[start Given data]
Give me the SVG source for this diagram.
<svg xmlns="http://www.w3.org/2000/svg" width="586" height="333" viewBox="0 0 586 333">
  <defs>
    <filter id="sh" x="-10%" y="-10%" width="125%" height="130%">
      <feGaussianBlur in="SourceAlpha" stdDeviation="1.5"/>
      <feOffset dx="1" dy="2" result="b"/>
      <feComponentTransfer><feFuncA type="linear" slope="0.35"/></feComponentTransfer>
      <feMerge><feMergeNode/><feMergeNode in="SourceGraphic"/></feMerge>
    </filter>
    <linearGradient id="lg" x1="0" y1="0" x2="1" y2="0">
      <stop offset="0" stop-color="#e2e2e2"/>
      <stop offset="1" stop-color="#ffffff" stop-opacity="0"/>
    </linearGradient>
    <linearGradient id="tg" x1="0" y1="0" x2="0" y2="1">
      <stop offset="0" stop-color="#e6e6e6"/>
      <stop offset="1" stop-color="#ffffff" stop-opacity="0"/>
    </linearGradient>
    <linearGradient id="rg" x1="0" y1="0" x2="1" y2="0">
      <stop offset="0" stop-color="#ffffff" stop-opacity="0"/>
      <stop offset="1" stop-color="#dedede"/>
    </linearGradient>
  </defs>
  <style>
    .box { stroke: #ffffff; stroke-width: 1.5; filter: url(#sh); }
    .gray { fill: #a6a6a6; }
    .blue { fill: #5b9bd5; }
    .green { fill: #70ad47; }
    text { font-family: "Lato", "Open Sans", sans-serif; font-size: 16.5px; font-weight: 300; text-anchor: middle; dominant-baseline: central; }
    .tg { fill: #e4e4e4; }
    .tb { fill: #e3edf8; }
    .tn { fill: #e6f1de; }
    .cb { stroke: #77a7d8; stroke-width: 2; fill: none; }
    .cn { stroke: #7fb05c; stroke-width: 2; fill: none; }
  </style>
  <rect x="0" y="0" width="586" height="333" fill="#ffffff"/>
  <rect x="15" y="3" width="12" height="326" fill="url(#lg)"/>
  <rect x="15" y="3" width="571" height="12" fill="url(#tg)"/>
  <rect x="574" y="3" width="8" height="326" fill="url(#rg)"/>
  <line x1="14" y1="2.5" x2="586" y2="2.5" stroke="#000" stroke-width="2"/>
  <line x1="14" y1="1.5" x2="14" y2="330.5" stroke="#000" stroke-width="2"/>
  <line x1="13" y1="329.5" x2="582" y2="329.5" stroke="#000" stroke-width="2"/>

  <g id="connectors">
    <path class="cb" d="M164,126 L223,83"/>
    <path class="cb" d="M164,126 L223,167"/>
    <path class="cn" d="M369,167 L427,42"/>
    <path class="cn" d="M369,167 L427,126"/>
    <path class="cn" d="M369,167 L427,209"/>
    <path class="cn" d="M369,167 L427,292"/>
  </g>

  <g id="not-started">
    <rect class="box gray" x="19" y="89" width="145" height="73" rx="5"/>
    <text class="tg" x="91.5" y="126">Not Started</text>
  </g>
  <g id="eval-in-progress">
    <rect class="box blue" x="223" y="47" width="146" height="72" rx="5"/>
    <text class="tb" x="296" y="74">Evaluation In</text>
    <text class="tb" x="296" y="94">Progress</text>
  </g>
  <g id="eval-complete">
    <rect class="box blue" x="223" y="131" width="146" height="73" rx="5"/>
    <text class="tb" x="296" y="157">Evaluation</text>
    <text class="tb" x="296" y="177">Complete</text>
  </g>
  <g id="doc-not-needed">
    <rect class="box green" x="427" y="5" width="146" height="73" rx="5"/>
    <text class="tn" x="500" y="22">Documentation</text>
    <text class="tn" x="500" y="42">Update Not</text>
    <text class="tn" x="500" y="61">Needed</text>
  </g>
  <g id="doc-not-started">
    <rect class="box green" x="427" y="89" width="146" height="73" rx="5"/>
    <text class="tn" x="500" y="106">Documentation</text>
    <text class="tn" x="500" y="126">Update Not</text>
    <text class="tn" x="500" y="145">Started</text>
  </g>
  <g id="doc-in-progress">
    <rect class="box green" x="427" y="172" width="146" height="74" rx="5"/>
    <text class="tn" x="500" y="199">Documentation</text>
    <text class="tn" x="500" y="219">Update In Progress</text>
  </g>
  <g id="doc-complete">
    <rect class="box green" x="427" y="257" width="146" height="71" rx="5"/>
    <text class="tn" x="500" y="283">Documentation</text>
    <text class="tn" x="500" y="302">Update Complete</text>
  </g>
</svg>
[end Given data]
Set every line of the listing down word for word.

Give me the SVG source for this diagram.
<svg xmlns="http://www.w3.org/2000/svg" width="586" height="333" viewBox="0 0 586 333">
  <defs>
    <filter id="sh" x="-10%" y="-10%" width="125%" height="130%">
      <feGaussianBlur in="SourceAlpha" stdDeviation="1.5"/>
      <feOffset dx="1" dy="2" result="b"/>
      <feComponentTransfer><feFuncA type="linear" slope="0.35"/></feComponentTransfer>
      <feMerge><feMergeNode/><feMergeNode in="SourceGraphic"/></feMerge>
    </filter>
    <linearGradient id="lg" x1="0" y1="0" x2="1" y2="0">
      <stop offset="0" stop-color="#e2e2e2"/>
      <stop offset="1" stop-color="#ffffff" stop-opacity="0"/>
    </linearGradient>
    <linearGradient id="tg" x1="0" y1="0" x2="0" y2="1">
      <stop offset="0" stop-color="#e6e6e6"/>
      <stop offset="1" stop-color="#ffffff" stop-opacity="0"/>
    </linearGradient>
    <linearGradient id="rg" x1="0" y1="0" x2="1" y2="0">
      <stop offset="0" stop-color="#ffffff" stop-opacity="0"/>
      <stop offset="1" stop-color="#dedede"/>
    </linearGradient>
  </defs>
  <style>
    .box { stroke: #ffffff; stroke-width: 1.5; filter: url(#sh); }
    .gray { fill: #a6a6a6; }
    .blue { fill: #5b9bd5; }
    .green { fill: #70ad47; }
    text { font-family: "Lato", "Open Sans", sans-serif; font-size: 16.5px; font-weight: 300; text-anchor: middle; dominant-baseline: central; }
    .tg { fill: #e4e4e4; }
    .tb { fill: #e3edf8; }
    .tn { fill: #e6f1de; }
    .cb { stroke: #77a7d8; stroke-width: 2; fill: none; }
    .cn { stroke: #7fb05c; stroke-width: 2; fill: none; }
  </style>
  <rect x="0" y="0" width="586" height="333" fill="#ffffff"/>
  <rect x="15" y="3" width="12" height="326" fill="url(#lg)"/>
  <rect x="15" y="3" width="571" height="12" fill="url(#tg)"/>
  <rect x="574" y="3" width="8" height="326" fill="url(#rg)"/>
  <line x1="14" y1="2.5" x2="586" y2="2.5" stroke="#000" stroke-width="2"/>
  <line x1="14" y1="1.5" x2="14" y2="330.5" stroke="#000" stroke-width="2"/>
  <line x1="13" y1="329.5" x2="582" y2="329.5" stroke="#000" stroke-width="2"/>

  <g id="connectors">
    <path class="cb" d="M164,126 L223,83"/>
    <path class="cb" d="M164,126 L223,167"/>
    <path class="cn" d="M369,167 L427,42"/>
    <path class="cn" d="M369,167 L427,126"/>
    <path class="cn" d="M369,167 L427,209"/>
    <path class="cn" d="M369,167 L427,292"/>
  </g>

  <g id="not-started">
    <rect class="box gray" x="19" y="89" width="145" height="73" rx="5"/>
    <text class="tg" x="91.5" y="126">Not Started</text>
  </g>
  <g id="eval-in-progress">
    <rect class="box blue" x="223" y="47" width="146" height="72" rx="5"/>
    <text class="tb" x="296" y="74">Evaluation In</text>
    <text class="tb" x="296" y="94">Progress</text>
  </g>
  <g id="eval-complete">
    <rect class="box blue" x="223" y="131" width="146" height="73" rx="5"/>
    <text class="tb" x="296" y="157">Evaluation</text>
    <text class="tb" x="296" y="177">Complete</text>
  </g>
  <g id="doc-not-needed">
    <rect class="box green" x="427" y="5" width="146" height="73" rx="5"/>
    <text class="tn" x="500" y="22">Documentation</text>
    <text class="tn" x="500" y="42">Update Not</text>
    <text class="tn" x="500" y="61">Needed</text>
  </g>
  <g id="doc-not-started">
    <rect class="box green" x="427" y="89" width="146" height="73" rx="5"/>
    <text class="tn" x="500" y="106">Documentation</text>
    <text class="tn" x="500" y="126">Update Not</text>
    <text class="tn" x="500" y="145">Started</text>
  </g>
  <g id="doc-in-progress">
    <rect class="box green" x="427" y="172" width="146" height="74" rx="5"/>
    <text class="tn" x="500" y="199">Documentation</text>
    <text class="tn" x="500" y="219">Update In Progress</text>
  </g>
  <g id="doc-complete">
    <rect class="box green" x="427" y="257" width="146" height="71" rx="5"/>
    <text class="tn" x="500" y="283">Documentation</text>
    <text class="tn" x="500" y="302">Update Complete</text>
  </g>
</svg>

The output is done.